In a June 8 letter, the clerk of the Senate's internal economy committee says "new information had surfaced in the public domain'' which warranted an assessment of the eligibility of some expenses.
The letter cites seven specific expenses, ranging from $10,000 for a personal trainer to $8 for personal photos — both of which came up during Duffy's high-profile trial.

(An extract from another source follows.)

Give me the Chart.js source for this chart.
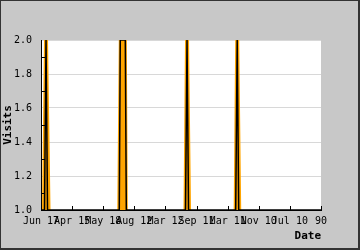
<!DOCTYPE html>
<html>
<head>
<meta charset="utf-8">
<script src="https://cdn.jsdelivr.net/npm/chart.js@4"></script>
<style>
  html, body { margin: 0; padding: 0; background: #c8c8c8; }
  #wrap { width: 360px; height: 250px; }
</style>
</head>
<body>
<div id="wrap"><canvas id="chart"></canvas></div>
<script>
// tick labels along the date axis
const dateLabels = ['Jun 17', 'Apr 15', 'May 18', 'Aug 12', 'Mar 12', 'Sep 11', 'Mar 11', 'Nov 10', 'Jul 10', '90'];

// black visit line (day index, visits)
const lineDays   = [0, 3.5, 5, 6.5, 78, 79, 84, 85, 144, 145.5, 147, 194, 195.5, 197, 279];
const lineVisits = [1, 1,   2, 1,   1,  2,  2,  1,  1,   2,     1,   1,   2,     1,   1];

// orange filled area under the spikes
const areaDays   = [0, 1, 3, 7, 9.5, 76, 77.5, 85.5, 86.5, 142, 143.5, 147.5, 149.5, 192, 193.5, 197.5, 199.5, 279];
const areaVisits = [1, 1, 2, 2, 1,   1,  2,    2,    1,    1,   2,     2,     1,     1,   2,     2,     1,     1];

const monoFont = 'DejaVu Sans Mono';

const frame = {
    id: 'frame',
    beforeDraw(chart) {
        const { ctx, chartArea: a } = chart;
        ctx.save();
        ctx.fillStyle = '#c8c8c8';
        ctx.fillRect(0, 0, chart.width, chart.height);
        ctx.fillStyle = '#ffffff';
        ctx.fillRect(a.left, a.top, a.right - a.left, a.bottom - a.top);
        ctx.restore();
    },
    afterDraw(chart) {
        const { ctx, chartArea: a, scales } = chart;
        ctx.save();
        ctx.strokeStyle = '#000';
        ctx.lineWidth = 1;
        ctx.beginPath();
        // inward ticks on the date axis
        const xs = scales.x;
        xs.ticks.forEach((t, i) => {
            const px = Math.round(xs.getPixelForTick(i)) + 0.5;
            ctx.moveTo(px, a.bottom);
            ctx.lineTo(px, a.bottom - 4);
        });
        // inward minor ticks on the visits axis
        const ys = scales.y;
        for (let i = 0; i < ys.ticks.length - 1; i++) {
            const mid = (ys.ticks[i].value + ys.ticks[i + 1].value) / 2;
            const py = Math.round(ys.getPixelForValue(mid)) + 0.5;
            ctx.moveTo(a.left, py);
            ctx.lineTo(a.left + 4, py);
        }
        ctx.stroke();
        // outer frame of the picture
        ctx.strokeStyle = '#333';
        ctx.lineWidth = 2;
        ctx.strokeRect(0, 0, chart.width - 1, chart.height - 1);
        ctx.restore();
    }
};

new Chart(document.getElementById('chart'), {
    type: 'line',
    data: {
        datasets: [
            {
                data: lineDays.map((d, i) => ({ x: d, y: lineVisits[i] })),
                borderColor: '#000000',
                borderWidth: 1.5,
                pointRadius: 0,
                tension: 0,
                fill: false
            },
            {
                data: areaDays.map((d, i) => ({ x: d, y: areaVisits[i] })),
                borderColor: 'rgba(0,0,0,0)',
                borderWidth: 0,
                backgroundColor: '#ffa500',
                pointRadius: 0,
                tension: 0,
                fill: 'start'
            }
        ]
    },
    options: {
        responsive: true,
        maintainAspectRatio: false,
        animation: false,
        layout: { padding: { top: 40, right: 39, left: 2, bottom: 4 } },
        plugins: {
            legend: { display: false },
            tooltip: { enabled: false }
        },
        scales: {
            x: {
                type: 'linear',
                min: 0,
                max: 279,
                grid: { display: false, drawTicks: false },
                border: { color: '#000', width: 1 },
                ticks: {
                    stepSize: 31,
                    autoSkip: false,
                    maxRotation: 0,
                    minRotation: 0,
                    padding: 5,
                    color: '#000',
                    font: { family: monoFont, size: 10 },
                    callback: (v, i) => dateLabels[i]
                },
                title: {
                    display: true,
                    text: 'Date',
                    align: 'end',
                    color: '#000',
                    font: { family: monoFont, size: 11, weight: 'bold' },
                    padding: { top: 0, bottom: 3 }
                },
                afterFit(scale) { scale.height = 36; }
            },
            y: {
                min: 1,
                max: 2,
                grid: { color: '#d8d8d8', drawTicks: false },
                border: { color: '#000', width: 1 },
                ticks: {
                    stepSize: 0.2,
                    padding: 9,
                    color: '#000',
                    font: { family: monoFont, size: 10 },
                    callback: v => v.toFixed(1)
                },
                title: {
                    display: true,
                    text: 'Visits',
                    color: '#000',
                    font: { family: monoFont, size: 11, weight: 'bold' },
                    padding: { top: 0, bottom: 0 }
                },
                afterFit(scale) { scale.width = 39; }
            }
        }
    },
    plugins: [frame]
});
</script>
</body>
</html>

The letter gives Duffy 10 days to "provide observations or information that could establish the eligibility of the expenses.''
'A further compounding of injustice'
Duffy's lawyer Donald Bayne says his client has been "fully exonerated'' on the seven expenses in question, calling the Senate's persistence "a further compounding of injustice upon injustice, and should be stopped.''
Bayne wrote that the investigation cost Duffy a net loss of $155,867 and that seeking $8 for personal photos now is "unseemly in the extreme'' and "smacks of petty vindictiveness.''
A letter from Duffy's office accuses the committee of refusing to accept the court's judgment and describes the Senate's actions as a "collateral attack'' on Ontario Court Justice Charles Vaillancourt.
Duffy pleaded not guilty to 31 counts of fraud, breach of trust and bribery and was cleared of all charges in April, with the Crown later saying it would not appeal the verdict.